* **DATASET SECTION**
════════

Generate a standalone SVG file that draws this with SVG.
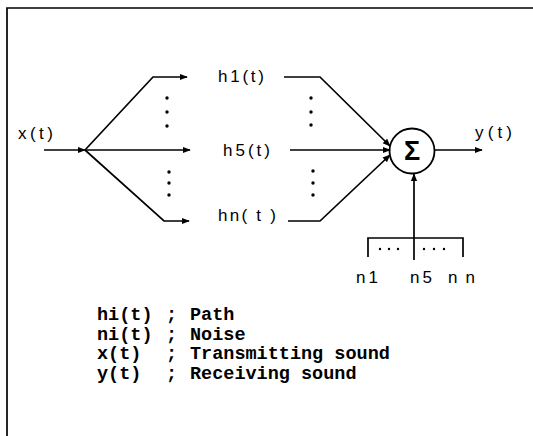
<svg xmlns="http://www.w3.org/2000/svg" width="533" height="436" viewBox="0 0 533 436">
<defs>
<marker id="ah" viewBox="0 0 10 10" refX="9" refY="5" markerWidth="8" markerHeight="8" markerUnits="userSpaceOnUse" orient="auto">
<path d="M0 1 L10 5 L0 9 Z" fill="#000"/>
</marker>
</defs>
<style>
.ln{fill:none;stroke:#000;stroke-width:1.7}
.lbl{font-family:"Liberation Sans",Arial,sans-serif;font-size:17px;fill:#000}
.leg{font-family:"Liberation Mono","Courier New",monospace;font-size:18.5px;font-weight:bold;fill:#000}
.dot{fill:#000}
</style>
<rect width="533" height="436" fill="#fff"/>
<g id="frame">
<path class="ln" d="M7 436 V8 H533" stroke-width="2"/>
</g>
<g id="connectors">
<path class="ln" d="M44 150 H85" marker-end="url(#ah)"/>
<path class="ln" d="M85 150 L153 77 H187" marker-end="url(#ah)"/>
<path class="ln" d="M85 150 H190" marker-end="url(#ah)"/>
<path class="ln" d="M85 150 L164 221 H189" marker-end="url(#ah)"/>
<path class="ln" d="M284 77 H320 L390 146" marker-end="url(#ah)"/>
<path class="ln" d="M290 150 H390" marker-end="url(#ah)"/>
<path class="ln" d="M288 221 H320 L390 155" marker-end="url(#ah)"/>
<path class="ln" d="M435 150 H482" marker-end="url(#ah)"/>
<path class="ln" d="M414 260 V174" marker-end="url(#ah)"/>
</g>
<g id="dots-left">
<circle class="dot" cx="167" cy="98" r="1.7"/>
<circle class="dot" cx="167" cy="112" r="1.7"/>
<circle class="dot" cx="167" cy="126" r="1.7"/>
<circle class="dot" cx="169" cy="172" r="1.7"/>
<circle class="dot" cx="169" cy="183" r="1.7"/>
<circle class="dot" cx="169" cy="195" r="1.7"/>
</g>
<g id="dots-right">
<circle class="dot" cx="311" cy="98" r="1.7"/>
<circle class="dot" cx="311" cy="112" r="1.7"/>
<circle class="dot" cx="311" cy="125" r="1.7"/>
<circle class="dot" cx="313" cy="171" r="1.7"/>
<circle class="dot" cx="313" cy="183" r="1.7"/>
<circle class="dot" cx="313" cy="195" r="1.7"/>
</g>
<g id="input">
<text class="lbl" x="18" y="139" textLength="35" lengthAdjust="spacing">x(t)</text>
</g>
<g id="h1">
<text class="lbl" x="218" y="82" textLength="46" lengthAdjust="spacing">h1(t)</text>
</g>
<g id="h5">
<text class="lbl" x="223" y="156" textLength="47" lengthAdjust="spacing">h5(t)</text>
</g>
<g id="hn">
<text class="lbl" x="218" y="221" textLength="58" lengthAdjust="spacing">hn( t )</text>
</g>
<g id="sum">
<circle cx="412" cy="151" r="22.5" fill="none" stroke="#000" stroke-width="1.8"/>
<text x="412" y="160" text-anchor="middle" style="font-family:'Liberation Sans',Arial,sans-serif;font-size:27px;font-weight:bold;fill:#000">Σ</text>
</g>
<g id="output">
<text class="lbl" x="475" y="138" textLength="37" lengthAdjust="spacing">y(t)</text>
</g>
<g id="noise">
<path class="ln" d="M368 257 V238 H463 V257"/>
<circle class="dot" cx="380" cy="249" r="1.2"/>
<circle class="dot" cx="389" cy="249" r="1.2"/>
<circle class="dot" cx="398" cy="249" r="1.2"/>
<circle class="dot" cx="424" cy="249" r="1.2"/>
<circle class="dot" cx="434" cy="249" r="1.2"/>
<circle class="dot" cx="444" cy="249" r="1.2"/>
<text class="lbl" x="356" y="283" textLength="22" lengthAdjust="spacing">n1</text>
<text class="lbl" x="410" y="283" textLength="22" lengthAdjust="spacing">n5</text>
<text class="lbl" x="448" y="283" textLength="27" lengthAdjust="spacing">nn</text>
</g>
<g id="legend">
<text class="leg" x="97" y="320">hi(t)</text>
<text class="leg" x="166" y="320">;</text>
<text class="leg" x="190" y="320">Path</text>
<text class="leg" x="97" y="340">ni(t)</text>
<text class="leg" x="166" y="340">;</text>
<text class="leg" x="190" y="340">Noise</text>
<text class="leg" x="97" y="359">x(t)</text>
<text class="leg" x="166" y="359">;</text>
<text class="leg" x="190" y="359">Transmitting sound</text>
<text class="leg" x="97" y="379">y(t)</text>
<text class="leg" x="166" y="379">;</text>
<text class="leg" x="190" y="379">Receiving sound</text>
</g>
</svg>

════════

* **STATED TASK**
Without the pictures, write out all of the material exactly.

* **OUTPUT OF THE TASK**
Generate a standalone SVG file that draws this with SVG.
<svg xmlns="http://www.w3.org/2000/svg" width="533" height="436" viewBox="0 0 533 436">
<defs>
<marker id="ah" viewBox="0 0 10 10" refX="9" refY="5" markerWidth="8" markerHeight="8" markerUnits="userSpaceOnUse" orient="auto">
<path d="M0 1 L10 5 L0 9 Z" fill="#000"/>
</marker>
</defs>
<style>
.ln{fill:none;stroke:#000;stroke-width:1.7}
.lbl{font-family:"Liberation Sans",Arial,sans-serif;font-size:17px;fill:#000}
.leg{font-family:"Liberation Mono","Courier New",monospace;font-size:18.5px;font-weight:bold;fill:#000}
.dot{fill:#000}
</style>
<rect width="533" height="436" fill="#fff"/>
<g id="frame">
<path class="ln" d="M7 436 V8 H533" stroke-width="2"/>
</g>
<g id="connectors">
<path class="ln" d="M44 150 H85" marker-end="url(#ah)"/>
<path class="ln" d="M85 150 L153 77 H187" marker-end="url(#ah)"/>
<path class="ln" d="M85 150 H190" marker-end="url(#ah)"/>
<path class="ln" d="M85 150 L164 221 H189" marker-end="url(#ah)"/>
<path class="ln" d="M284 77 H320 L390 146" marker-end="url(#ah)"/>
<path class="ln" d="M290 150 H390" marker-end="url(#ah)"/>
<path class="ln" d="M288 221 H320 L390 155" marker-end="url(#ah)"/>
<path class="ln" d="M435 150 H482" marker-end="url(#ah)"/>
<path class="ln" d="M414 260 V174" marker-end="url(#ah)"/>
</g>
<g id="dots-left">
<circle class="dot" cx="167" cy="98" r="1.7"/>
<circle class="dot" cx="167" cy="112" r="1.7"/>
<circle class="dot" cx="167" cy="126" r="1.7"/>
<circle class="dot" cx="169" cy="172" r="1.7"/>
<circle class="dot" cx="169" cy="183" r="1.7"/>
<circle class="dot" cx="169" cy="195" r="1.7"/>
</g>
<g id="dots-right">
<circle class="dot" cx="311" cy="98" r="1.7"/>
<circle class="dot" cx="311" cy="112" r="1.7"/>
<circle class="dot" cx="311" cy="125" r="1.7"/>
<circle class="dot" cx="313" cy="171" r="1.7"/>
<circle class="dot" cx="313" cy="183" r="1.7"/>
<circle class="dot" cx="313" cy="195" r="1.7"/>
</g>
<g id="input">
<text class="lbl" x="18" y="139" textLength="35" lengthAdjust="spacing">x(t)</text>
</g>
<g id="h1">
<text class="lbl" x="218" y="82" textLength="46" lengthAdjust="spacing">h1(t)</text>
</g>
<g id="h5">
<text class="lbl" x="223" y="156" textLength="47" lengthAdjust="spacing">h5(t)</text>
</g>
<g id="hn">
<text class="lbl" x="218" y="221" textLength="58" lengthAdjust="spacing">hn( t )</text>
</g>
<g id="sum">
<circle cx="412" cy="151" r="22.5" fill="none" stroke="#000" stroke-width="1.8"/>
<text x="412" y="160" text-anchor="middle" style="font-family:'Liberation Sans',Arial,sans-serif;font-size:27px;font-weight:bold;fill:#000">Σ</text>
</g>
<g id="output">
<text class="lbl" x="475" y="138" textLength="37" lengthAdjust="spacing">y(t)</text>
</g>
<g id="noise">
<path class="ln" d="M368 257 V238 H463 V257"/>
<circle class="dot" cx="380" cy="249" r="1.2"/>
<circle class="dot" cx="389" cy="249" r="1.2"/>
<circle class="dot" cx="398" cy="249" r="1.2"/>
<circle class="dot" cx="424" cy="249" r="1.2"/>
<circle class="dot" cx="434" cy="249" r="1.2"/>
<circle class="dot" cx="444" cy="249" r="1.2"/>
<text class="lbl" x="356" y="283" textLength="22" lengthAdjust="spacing">n1</text>
<text class="lbl" x="410" y="283" textLength="22" lengthAdjust="spacing">n5</text>
<text class="lbl" x="448" y="283" textLength="27" lengthAdjust="spacing">nn</text>
</g>
<g id="legend">
<text class="leg" x="97" y="320">hi(t)</text>
<text class="leg" x="166" y="320">;</text>
<text class="leg" x="190" y="320">Path</text>
<text class="leg" x="97" y="340">ni(t)</text>
<text class="leg" x="166" y="340">;</text>
<text class="leg" x="190" y="340">Noise</text>
<text class="leg" x="97" y="359">x(t)</text>
<text class="leg" x="166" y="359">;</text>
<text class="leg" x="190" y="359">Transmitting sound</text>
<text class="leg" x="97" y="379">y(t)</text>
<text class="leg" x="166" y="379">;</text>
<text class="leg" x="190" y="379">Receiving sound</text>
</g>
</svg>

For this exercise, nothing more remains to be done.